When the bank eventually moved into the ground floor of the premises in 1938, the strongroom had been fitted with specially imported Lipp vault doors from England. The upper floors were rented out as prime office space to other tenants, including the government departments of the day.

On 26 Jan 1940, Yeap Chor Ee transferred the land title, covering an area of 987 square metres, to the ownership of the bank.

Of course, as we all know it, the bank is no more. By 30 June 2001, Ban Hin Lee Bank had ceased to exist after the formalities of a takeover exercise by the Southern Bank Group were completed.
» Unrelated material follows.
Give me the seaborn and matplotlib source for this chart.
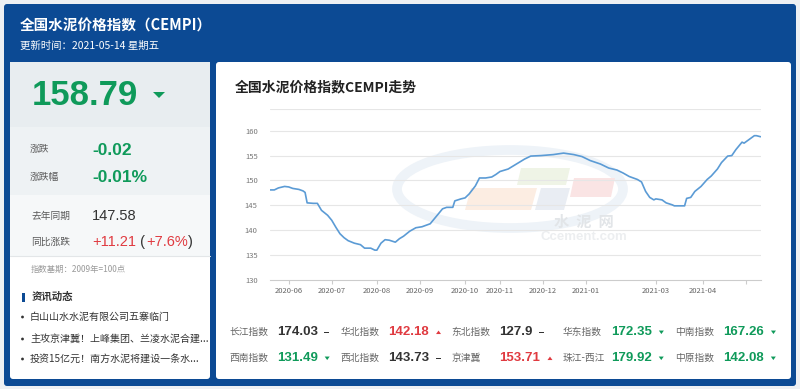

Ironically, even Southern Bank does not exist today, itself having been swallowed up by a bigger banking giant.


Ng Fook Chin said...

Excellent write up

Ng Fook Chin said...

Excellent write up

Zain Abdullah said...

Thanka for the comprehensive and informative write-up.

Standard Issue Mum with Pretensions. said...

Just a minor thing CG Boutcher the architect mentioned wasn't French; he was British and born in London. Since he was my grandfather, I can be fairly sure of this! He went out to Penang in 1913 and worked there for 40 years.

joseph pereira said...

Enjoyed your banking story. I worked in United Commercial Bank Serangoon Branch in Singapore from 1981 to 1988. The bank had a branch in Penang before the Indian banks in Malaysia were forced to merge into UAB. That bank collapsed because of gross mismanagement. I believe UCO Bank had four branches in Malaysia. KL, Penang, Ipoh and maybe JB.